The ``projection_runcard`` specifies which datasets need to be extrapolated, by which factor to reduce the systematics, and sets the necessary paths:

.. code-block:: yaml

        # path to where projections get saved
        projections_path: /path/to/projected_data

        # path to existing data
        commondata_path: /path/to/exisiting_data

        # path to theory tables
        theory_path: /path/to/theory_tables

        # datasets for which projections are computed
        datasets:
          - {name: ATLAS_tt_13TeV_ljets_2016_Mtt, order: NLO_QCD}
          - {name: CMS_ggF_aa_13TeV, order: NLO_QCD}
          - {name: LEP1_EWPOs_2006, order: LO}

        coefficients:
          OtG: {constrain: True, value: 2.0}
          OpD: {constrain: True, value: -1.0}

        uv_couplings: False
        use_quad: False
        use_theory_covmat: False
        rot_to_fit_basis: null
        use_t0: True # use the t0 prescription to correct for d'Agostini bias

        fred_sys: 0.5 # systematics get reduced by 1/2
        fred_tot: 0.333 # total errors get reduced by 1/3

If the coefficients are not specified, the predictions will be computed at the SM point.

The projected datafiles will get appended the suffix ``_proj`` so that they can be easily distinguished from the original
ones.

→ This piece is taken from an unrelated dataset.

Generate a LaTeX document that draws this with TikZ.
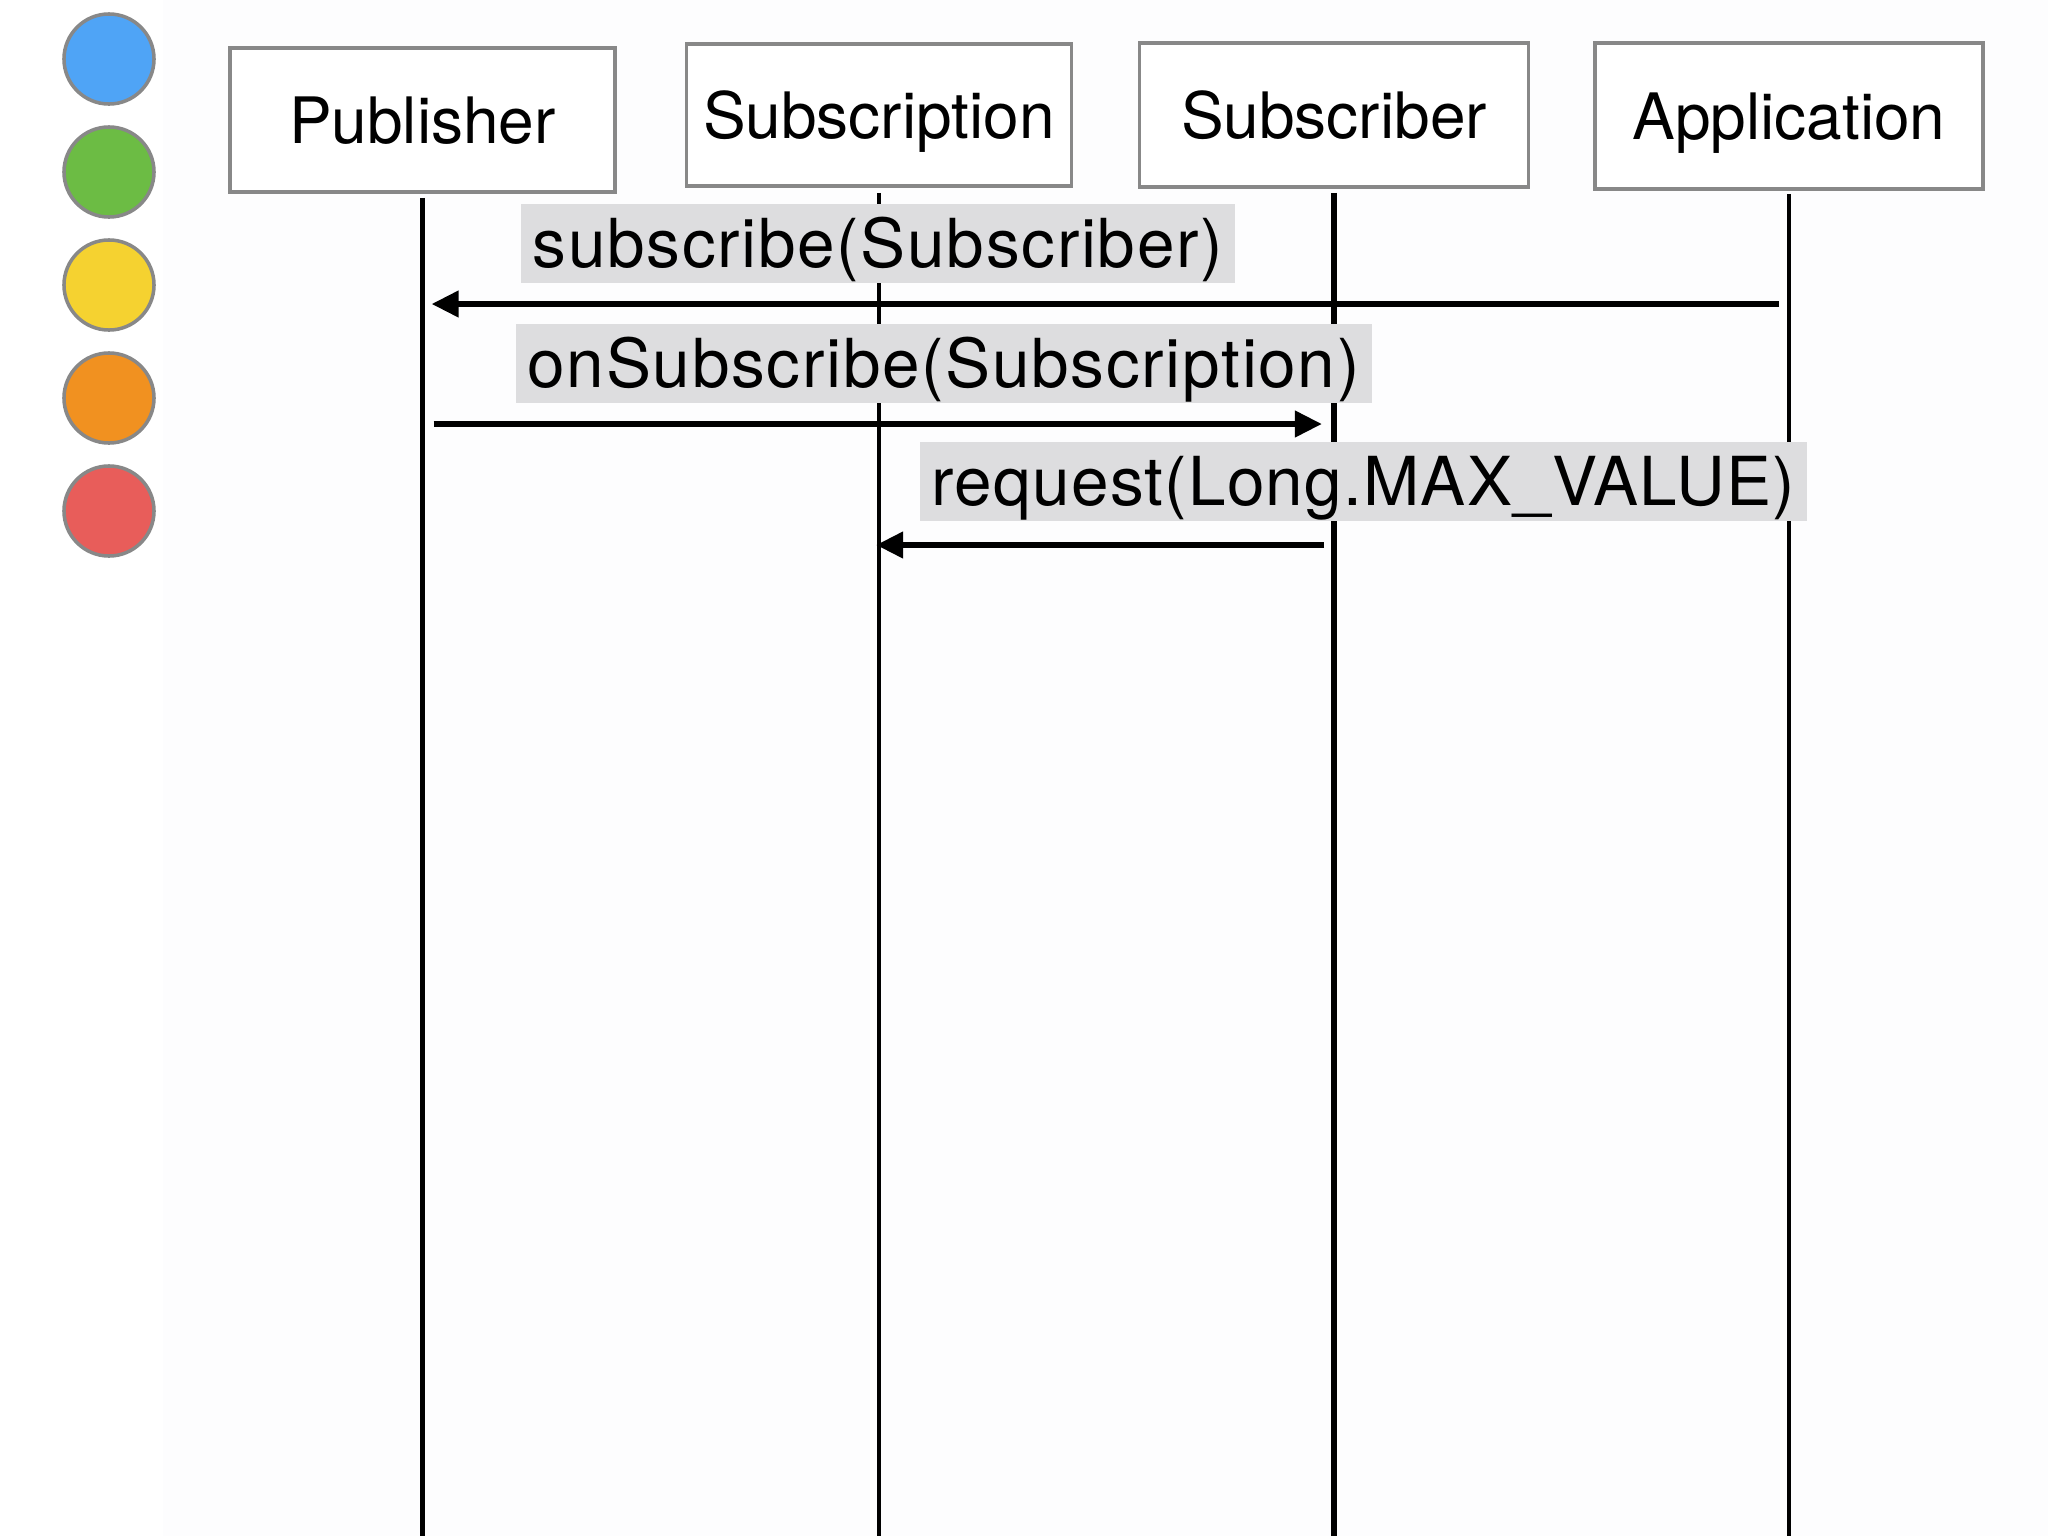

The corresponding theory file (which is the same for both the projected and the original datasets) also gets appended
this same suffix.

Once the projected datasets are written at the specified ``projections_path``, one can use these in exactly the same way
as the original datasets. They can be read by SMEFiT directly.